1. What can psychoanalysis tell us about civilization and how it was formed? Does it provide a good social theory?

2. Why does Freud think human beings can never be happy? Do you agree?

3. Why did Freud think that human beings must be tamed by institutions? What are the consequences for civilization?

4. What is Freud’s understanding of religion? Do you think it is reductive? (Students who attempt this question should consult The Future of an Illusion, and/or Totem and Taboo.)

5. Why is Freud not content with Marxism or communism? Do you agree with Freud?

6. Do you think humans have a death drive?  What is it? Does Freud give a clear account of it?

7. ‘Love thy neighbour’? What is Freud’s response to this injunction? Do you agree with him, or is his position questionable?

8. Does Freud establish a convincing psychoanalytic theory of politics in Civilization and Its Disontents? Discuss.

9. How does Freud explain the paradox that the most morally upright people are often also the most guilt-ridden and uptight?

10. Is life in general understandable as a struggle between Eros (the life drive) and Thanatos (the death drive)? Or is this ‘philosophy’ in the worst, most ‘wishy washy’ sense of the term?

11. Do you think our whole civilization is ‘neurotic’? Is it right to use a psychoanalytic description to read an entire civilization?

12. Do you find Freud’s pessimism logical, given the experience of the events of September 11, 2011 and after? Explain why.

13. What is the big Other, in Lacan? How does it contrast with the ‘little o’ others we see and interact with? And why is it important to psychoanalysis?

14. What is imaginary identification in Lacan? How does it differ from symbolic identification?

15. What is ‘inter-passivity’ and how does it shape the way we think, believe, and desire?  (Students who attempt this are encouraged to consult Zizek, The Plague of Fantasies, Chapter 3.)

16. Why does Zizek maintain that sometimes the mask is more truthful or important than the flesh-and-blood individual behind the mask?

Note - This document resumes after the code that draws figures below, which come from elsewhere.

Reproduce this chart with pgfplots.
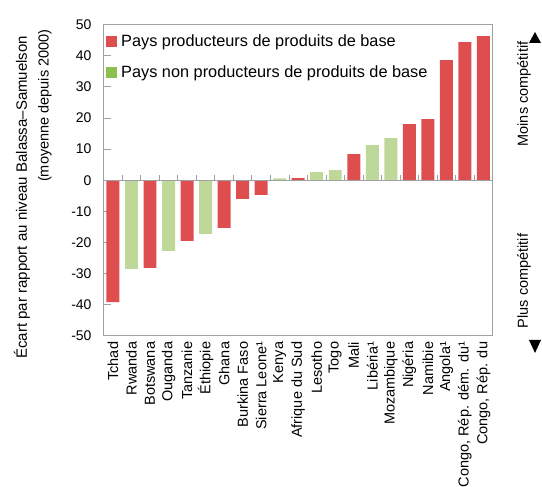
\documentclass[border=0pt]{standalone}
\usepackage{pgfplots}
\pgfplotsset{compat=1.18}
\usepackage{fontspec}
\setmainfont{Liberation Sans}

\definecolor{prodred}{HTML}{DE4E4E}
\definecolor{nonprodgreen}{HTML}{BED89A}
\definecolor{legendgreen}{HTML}{8CC04F}
\definecolor{axisgray}{HTML}{A0A0A0}

\begin{document}
\begin{tikzpicture}
\begin{axis}[
    scale only axis,
    width=389pt, height=311pt,
    xmin=-0.5, xmax=20.5,
    ymin=-50, ymax=50,
    ytick={-50,-40,...,50},
    yticklabels={-50,-40,-30,-20,-10,0,10,20,30,40,50},
    xtick={0,...,20},
    xticklabels={Tchad, Rwanda, Botswana, Ouganda, Tanzanie, Éthiopie, Ghana,
        Burkina Faso, Sierra Leone¹, Kenya, Afrique du Sud, Lesotho, Togo, Mali,
        Libéria¹, Mozambique, Nigéria, Namibie, Angola¹, {Congo, Rép. dém. du¹},
        {Congo, Rép. du}},
    major x tick style={draw=none},
    ytick pos=left,
    tick align=inside,
    major tick length=7pt,
    tick style={axisgray, line width=0.8pt},
    axis line style={axisgray, line width=0.8pt},
    xticklabel style={rotate=90, anchor=east, inner sep=1pt,
        font=\fontsize{14.5}{16}\selectfont},
    yticklabel style={font=\fontsize{14}{15}\selectfont, inner sep=1pt},
    xticklabel shift=5pt,
    yticklabel shift=11pt,
    clip=false,
    legend style={at={(rel axis cs:0.005,0.975)}, anchor=north west,
        draw=none, fill=none, inner sep=0pt, row sep=14pt,
        font=\fontsize{16.3}{18}\selectfont},
    legend cell align=left,
]
% pays producteurs de produits de base
\addplot[ybar, bar width=0.7, bar shift=0pt, fill=prodred, draw=none, forget plot]
    coordinates {(0,-39.2) (2,-28.2) (4,-19.5) (6,-15.3) (7,-6.0) (8,-4.7)
    (10,0.7) (13,8.4) (16,18.0) (17,19.6) (18,38.6) (19,44.4) (20,46.3)};
% pays non producteurs
\addplot[ybar, bar width=0.7, bar shift=0pt, fill=nonprodgreen, draw=none, forget plot]
    coordinates {(1,-28.5) (3,-22.7) (5,-17.3) (9,0.6) (11,2.6) (12,3.2)
    (14,11.3) (15,13.5)};

\draw[axisgray, line width=0.8pt] (axis cs:-0.5,0) -- (axis cs:20.5,0);
\pgfplotsinvokeforeach{0.5,1.5,...,19.5}{
    \draw[axisgray, line width=0.8pt] (axis cs:#1,0) -- (axis cs:#1,1.6);
}

\addlegendimage{legend image code/.code={\fill[prodred] (0pt,-5pt) rectangle (10pt,5pt); \path (13pt,0pt);}}
\addlegendentry{Pays producteurs de produits de base}
\addlegendimage{legend image code/.code={\fill[legendgreen] (0pt,-5pt) rectangle (10pt,5pt); \path (13pt,0pt);}}
\addlegendentry{Pays non producteurs de produits de base}

\coordinate (sw) at (rel axis cs:0,0);
\end{axis}

\begin{scope}[shift={(sw)}, x=1pt, y=1pt, font=\fontsize{14.5}{16}\selectfont]
\node[rotate=90, font=\fontsize{15}{16}\selectfont] at (-81.7,138.5) {Écart par rapport au niveau Balassa–Samuelson};
\node[rotate=90] at (-58.7,230) {(moyenne depuis 2000)};
\node[rotate=90] at (420.3,241.7) {Moins compétitif};
\node[rotate=90] at (420.3,54.7) {Plus compétitif};
\fill (431.3,303.7) -- (425.3,292.7) -- (437.3,292.7) -- cycle;
\fill (431.3,-17.3) -- (425.3,-4.3) -- (437.3,-4.3) -- cycle;
\end{scope}
\pgfresetboundingbox
\path[use as bounding box, shift={(sw)}, x=1pt, y=1pt] (-103.7,-151.3) rectangle (438.3,335.7);
\end{tikzpicture}
\end{document}
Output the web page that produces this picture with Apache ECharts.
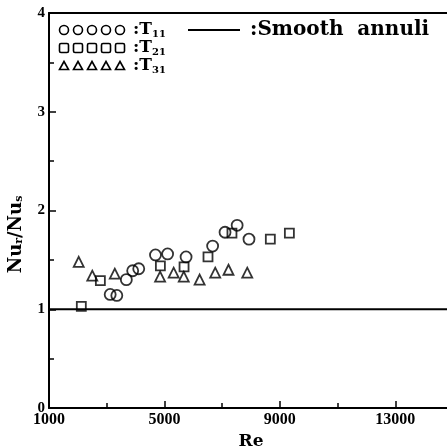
<!DOCTYPE html>
<html>
<head>
<meta charset="utf-8">
<script src="https://cdn.jsdelivr.net/npm/echarts@6/dist/echarts.min.js"></script>
<style>
  html, body { margin: 0; padding: 0; background: #fff; }
  #chart { width: 447px; height: 446px; }
</style>
</head>
<body>
<div id="chart"></div>
<script>
// T11 (circles)
const t11Re = [3120, 3350, 3680, 3900, 4110, 4690, 5110, 5750, 6670, 7100, 7520, 7930]
const t11Nu = [1.15, 1.14, 1.30, 1.39, 1.41, 1.55, 1.56, 1.53, 1.64, 1.78, 1.85, 1.71]
// T21 (squares)
const t21Re = [2120, 2780, 4860, 5680, 6510, 7340, 8670, 9330]
const t21Nu = [1.03, 1.29, 1.44, 1.43, 1.53, 1.77, 1.71, 1.77]
// T31 (triangles)
const t31Re = [2030, 2500, 3280, 4850, 5320, 5670, 6220, 6760, 7220, 7870]
const t31Nu = [1.48, 1.34, 1.36, 1.33, 1.37, 1.33, 1.30, 1.37, 1.40, 1.37]
// smooth annuli reference
const smoothRe = [1000, 15000]
const smoothNu = [1, 1]

const xTicks = { min: 1000, max: 15000, interval: 4000 }
const yTicks = { min: 0, max: 4, interval: 1 }

const FONT = '"DejaVu Serif", "Liberation Serif", serif'
const TICKFONT = '"Liberation Serif", "DejaVu Serif", serif'
const pair = (xs, ys) => xs.map((x, i) => [x, ys[i]])

const chart = echarts.init(document.getElementById('chart'))

const markerStyle = { color: 'transparent', borderColor: '#000', borderWidth: 1.8 }
const legendStroke = { fill: 'none', stroke: '#000', lineWidth: 1.6 }

// legend: five marker glyphs + label per row
function legendRow(kind, cy, sub) {
  const els = []
  for (let i = 0; i < 5; i++) {
    const cx = 64 + i * 14
    if (kind === 'circle') els.push({ type: 'circle', shape: { cx, cy, r: 4.5 }, style: legendStroke })
    if (kind === 'rect') els.push({ type: 'rect', shape: { x: cx - 4.5, y: cy - 4.5, width: 9, height: 9, r: 1.5 }, style: legendStroke })
    if (kind === 'tri') els.push({ type: 'polygon', shape: { points: [[cx, cy - 4.5], [cx + 4.5, cy + 3.5], [cx - 4.5, cy + 3.5]] }, style: legendStroke })
  }
  els.push({
    type: 'text', x: 133, y: cy, style: {
      text: ':T{s|' + sub + '}', font: 'bold 17px ' + FONT, fill: '#000', verticalAlign: 'middle',
      rich: { s: { font: 'bold 10px ' + FONT, fill: '#000', padding: [9, 0, 0, 0] } }
    }
  })
  return els
}

chart.setOption({
  animation: false,
  backgroundColor: '#fff',
  grid: { left: 49, top: 13, width: 404, bottom: 38, outerBoundsMode: 'none', containLabel: false },
  xAxis: [{
    type: 'value',
    min: xTicks.min, max: xTicks.max, interval: xTicks.interval,
    name: 'Re', nameLocation: 'middle', nameGap: 21,
    nameTextStyle: { fontFamily: FONT, fontWeight: 'bold', fontSize: 17, color: '#000', verticalAlign: 'top' },
    axisLine: { lineStyle: { color: '#000', width: 2 } },
    axisTick: { inside: true, length: 7, lineStyle: { color: '#000', width: 1.5 } },
    minorTick: { show: true, splitNumber: 2, length: 5, lineStyle: { color: '#000', width: 1.5 } },
    splitLine: { show: false },
    axisLabel: { fontFamily: TICKFONT, fontWeight: 'bold', fontSize: 16, color: '#000', margin: 4, showMaxLabel: false, formatter: v => String(v) }
  }, {
    type: 'value', position: 'top',
    min: xTicks.min, max: xTicks.max,
    axisLine: { lineStyle: { color: '#000', width: 2 } },
    axisTick: { show: false }, axisLabel: { show: false }, splitLine: { show: false }
  }],
  yAxis: {
    type: 'value',
    min: yTicks.min, max: yTicks.max, interval: yTicks.interval,
    name: 'Nu{s|r}/Nu{s|s}', nameLocation: 'middle', nameGap: 24, nameRotate: 90,
    nameTextStyle: {
      fontFamily: FONT, fontWeight: 'bold', fontSize: 18, color: '#000', padding: [0, 48, 0, 0],
      rich: { s: { fontFamily: FONT, fontWeight: 'bold', fontSize: 11, color: '#000', verticalAlign: 'bottom', padding: [6, 0, 0, 0] } }
    },
    axisLine: { lineStyle: { color: '#000', width: 2 } },
    axisTick: { inside: true, length: 7, lineStyle: { color: '#000', width: 1.5 } },
    minorTick: { show: true, splitNumber: 2, length: 5, lineStyle: { color: '#000', width: 1.5 } },
    splitLine: { show: false },
    axisLabel: { fontFamily: TICKFONT, fontWeight: 'bold', fontSize: 15, color: '#000', margin: 4 }
  },
  graphic: [
    ...legendRow('circle', 30, '11'),
    ...legendRow('rect', 48, '21'),
    ...legendRow('tri', 66, '31'),
    { type: 'line', shape: { x1: 188, y1: 30, x2: 240, y2: 30 }, style: { stroke: '#000', lineWidth: 2 } },
    { type: 'text', x: 250, y: 30, style: { text: ':Smooth  annuli', font: 'bold 20px ' + FONT, fill: '#000', verticalAlign: 'middle' } }
  ],
  series: [
    { name: 'T11', type: 'scatter', symbol: 'circle', symbolSize: 11, data: pair(t11Re, t11Nu), itemStyle: markerStyle },
    { name: 'T21', type: 'scatter', symbol: 'rect', symbolSize: 9, data: pair(t21Re, t21Nu), itemStyle: markerStyle },
    { name: 'T31', type: 'scatter', symbol: 'triangle', symbolSize: 10, data: pair(t31Re, t31Nu), itemStyle: markerStyle },
    { name: 'Smooth annuli', type: 'line', symbol: 'none', data: pair(smoothRe, smoothNu), lineStyle: { color: '#000', width: 2 } }
  ]
})
</script>
</body>
</html>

17. Is ‘desire the desire of the other’? What sort of examples can you give to support this famous Lacanian hypothesis?  What implications does this striking idea have?

18. What is fantasy for Lacan? To what pressing question does it answer? And how does it answer this question?

19. Examine Lacan’s view of sexual difference, with particular reference to the reading ‘Beyond the Phallus’. Do you think he avoids the problems that beset Freud’s attempts to explain how men and women come to be and desire as they do?

20. Use Freudian or Lacanian theory to critically examine a favourite film, play or novel of your choice.